The facility, set up in the premises of the Institute of Aerospace Medicine (IAM), aims to conduct exclusive scientific research in the field of aerospace toxicology. Air Marshal A K Behl, director general, medical sciences (Air), said the new facility would help conduct root analysis of aircraft-related accidents.

Dr Arvind K Chaturvedi, Adjunct Professor, University of Oklahoma Health Centre and Graduate Facility, while delivering the ‘Air Marshal Subroto Mukherjee Memorial Oration’ at the IAM recently, said aerospace toxicology deals with studying the various adverse effects of drugs, chemicals and contaminants on humans flying within or outside the atmosphere.

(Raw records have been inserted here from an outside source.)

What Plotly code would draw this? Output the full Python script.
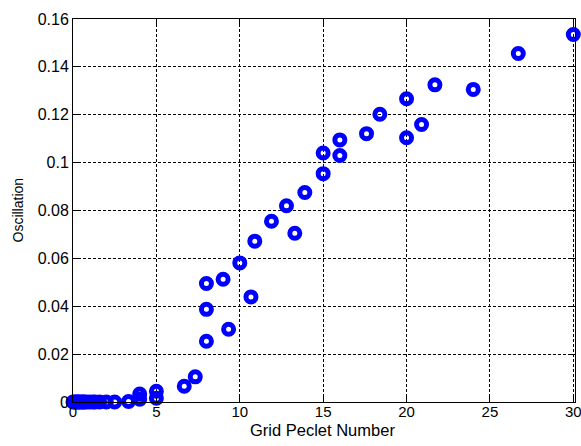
import plotly.graph_objects as go

# Data
peclet = [0.0, 0.1, 0.2, 0.25, 0.33, 0.4, 0.5, 0.6, 0.67, 0.8, 1.0, 1.2, 1.33, 1.6,
          2.0, 2.5, 3.33, 4.0, 4.0, 5.0, 5.0, 6.67, 7.33, 8.0, 8.0, 8.0, 9.0, 9.33,
          10.0, 10.67, 10.9, 11.9, 12.8, 13.3, 13.9, 15.0, 15.0, 16.0, 16.0, 17.6,
          18.4, 20.0, 20.0, 20.9, 21.7, 24.0, 26.7, 30.0]
oscillation = [0.0, 0.0, 0.0, 0.0, 0.0, 0.0, 0.0, 0.0, 0.0, 0.0, 0.0, 0.0, 0.0, 0.0,
               0.0, 0.0, 0.0002, 0.0033, 0.0012, 0.0045, 0.0016, 0.0066, 0.0105, 0.0495,
               0.0387, 0.0254, 0.0513, 0.0304, 0.0581, 0.0439, 0.0672, 0.0755, 0.082,
               0.0705, 0.0875, 0.104, 0.0954, 0.1095, 0.103, 0.1121, 0.1202, 0.1267,
               0.1104, 0.1159, 0.1325, 0.1306, 0.1456, 0.1535]

x_ticks = [0, 5, 10, 15, 20, 25, 30]
y_ticks = [0, 0.02, 0.04, 0.06, 0.08, 0.1, 0.12, 0.14, 0.16]
y_tick_text = ["0", "0.02", "0.04", "0.06", "0.08", "0.1", "0.12", "0.14", "0.16"]

font_family = "Liberation Sans, Arial, sans-serif"

W, H = 581, 446
ML, MR, MT, MB = 73, 6, 19, 44
PW, PH = W - ML - MR, H - MT - MB

fig = go.Figure()
fig.add_trace(go.Scatter(
    x=peclet, y=oscillation, mode="markers",
    marker=dict(symbol="circle-open", size=10, color="#0000ff",
                line=dict(width=5, color="#0000ff")),
    cliponaxis=False, showlegend=False, hoverinfo="skip",
))

axis_common = dict(
    showline=True, linecolor="black", linewidth=1, mirror="allticks",
    ticks="inside", ticklen=5, tickcolor="black", tickwidth=1,
    showgrid=True, gridcolor="black", gridwidth=1, griddash="3px,2px",
    zeroline=False, automargin=False, ticklabeloverflow="allow",
)

fig.update_xaxes(range=[0, 30.1], tickvals=x_ticks,
                 ticktext=[str(v) for v in x_ticks], ticklabelstandoff=-4,
                 tickfont=dict(family=font_family, size=15, color="black"),
                 **axis_common)
fig.update_yaxes(range=[0, 0.16], tickvals=y_ticks, ticktext=y_tick_text,
                 tickfont=dict(family=font_family, size=16, color="black"),
                 **axis_common)

fig.add_annotation(text="Grid Peclet Number", xref="paper", yref="paper",
                   x=(322 - ML) / PW, y=-(430 - (H - MB)) / PH,
                   xanchor="center", yanchor="middle", showarrow=False,
                   font=dict(family=font_family, size=16.5, color="black"))
fig.add_annotation(text="Oscillation", xref="paper", yref="paper",
                   x=-(ML - 17) / PW, y=0.5, textangle=-90,
                   xanchor="center", yanchor="middle", showarrow=False,
                   font=dict(family=font_family, size=14, color="black"))

fig.update_layout(
    width=W, height=H,
    margin=dict(l=ML, r=MR, t=MT, b=MB),
    paper_bgcolor="white", plot_bgcolor="white",
    font=dict(family=font_family, color="black"),
    hovermode=False,
)

fig.write_html("out.html", config={"displayModeBar": False, "staticPlot": True},
               post_script="document.body.style.margin='0';document.body.style.overflow='hidden';")
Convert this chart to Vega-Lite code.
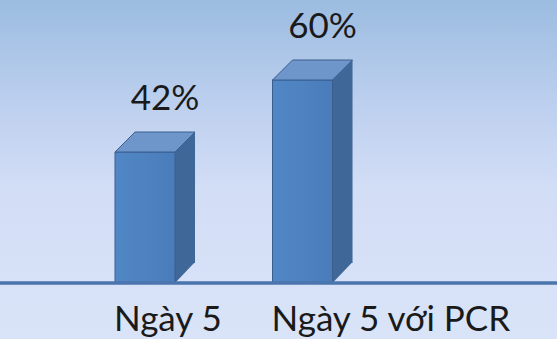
{
  "$schema": "https://vega.github.io/schema/vega-lite/v6.json",
  "width": 557,
  "height": 339,
  "autosize": {"type": "none"},
  "padding": 0,
  "background": "#d9e3f8",
  "config": {"view": {"stroke": null}},
  "data": {"values": [
    {"category": "Ngày 5", "value": 42, "label": "42%"},
    {"category": "Ngày 5 với PCR", "value": 60, "label": "60%"}
  ]},
  "encoding": {
    "x": {"field": "category", "type": "nominal", "sort": null, "axis": null,
          "scale": {"paddingInner": 0, "paddingOuter": 0.768, "align": 0.2738}}
  },
  "layer": [
    {
      "data": {"values": [{}]},
      "mark": {"type": "rect", "color": {"gradient": "linear", "x1": 0, "y1": 0, "x2": 0, "y2": 1,
        "stops": [
          {"offset": 0, "color": "#9bbce0"},
          {"offset": 0.3, "color": "#bccfee"},
          {"offset": 0.55, "color": "#d2ddf6"},
          {"offset": 1, "color": "#dae4f8"}
        ]}},
      "encoding": {"x": null}
    },
    {
      "mark": {"type": "bar", "width": 20, "xOffset": 40, "yOffset": -20, "y2Offset": -20, "color": "#3f6797"},
      "encoding": {
        "y": {"field": "value", "type": "quantitative", "axis": null, "scale": {"domain": [-4.75, 80], "zero": false, "nice": false}},
        "y2": {"datum": 9.25}
      }
    },
    {
      "mark": {"type": "point", "shape": "M0.6,0L0.6,-0.42L1,-0.42Z", "size": 10000, "filled": true, "opacity": 1, "color": "#3f6797", "strokeWidth": 0},
      "encoding": {"y": {"datum": 9.25, "type": "quantitative"}}
    },
    {
      "mark": {"type": "bar", "width": 60, "stroke": "#3b5f8e", "strokeWidth": 1,
        "color": {"gradient": "linear", "x1": 0, "y1": 0, "x2": 1, "y2": 0,
          "stops": [{"offset": 0, "color": "#5187c6"}, {"offset": 1, "color": "#4a7cba"}]}},
      "encoding": {
        "y": {"field": "value", "type": "quantitative"},
        "y2": {"datum": 9.25}
      }
    },
    {
      "mark": {"type": "point", "shape": "M-0.6,0L-0.2,-0.4L1,-0.4L0.6,0Z", "size": 10000, "filled": true, "opacity": 1, "color": "#6e96cb", "stroke": "#3b5f8e", "strokeWidth": 1},
      "encoding": {"y": {"field": "value", "type": "quantitative"}}
    },
    {
      "mark": {"type": "rule", "color": "#4a75ad", "strokeWidth": 3, "xOffset": 23},
      "encoding": {"y": {"datum": 9.25, "type": "quantitative"}, "x": null}
    },
    {
      "mark": {"type": "text", "font": "Lato", "fontSize": 35, "color": "#1a1a1a", "align": "center", "baseline": "middle", "dx": 20, "dy": -53},
      "encoding": {"y": {"field": "value", "type": "quantitative"}, "text": {"field": "label"}}
    },
    {
      "mark": {"type": "text", "font": "Lato", "fontSize": 35, "color": "#1a1a1a", "align": "left", "baseline": "middle", "dx": -31, "dy": 37},
      "encoding": {"y": {"datum": 9.25, "type": "quantitative"}, "text": {"field": "category"}}
    }
  ]
}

The lab will have multiple utility as it can even cater to the needs of Indian Space Research Organisation (Isro), which has in the pipeline a human space project, feasibility studies for which have already begun.

Useful for aviators

Noting that toxicology also helps address the effects on aviators, Chaturvedi said the basic components of combustion toxicology and post-mortem forensic toxicology could be easily applied in resolving or addressing applicable issues associated with aviation.

In his abstract on ‘Aerospace Toxicology: An Emerging Multidisciplinary Field of Medical Science,’ Chaturvedi said this can be done after an analysis of combustion gases and drugs in blood and other biological samples collected from pilots who suffered fatal injuries in accidents/incidents. The new lab will come in handy in conducting these analyses.

Pointing out that economic, environment, forensic and combustion toxicology are branches of toxicology, he said the subject is of tremendous importance for any Air Force as such findings might be helpful in establishing whether the inhalation of these fire gases and or the use of drugs by pilots were cause or factor in those accidents.

Something the Indian Air Force, which has lost over 50 fighter and fixed wing aircraft due to crashes, can use.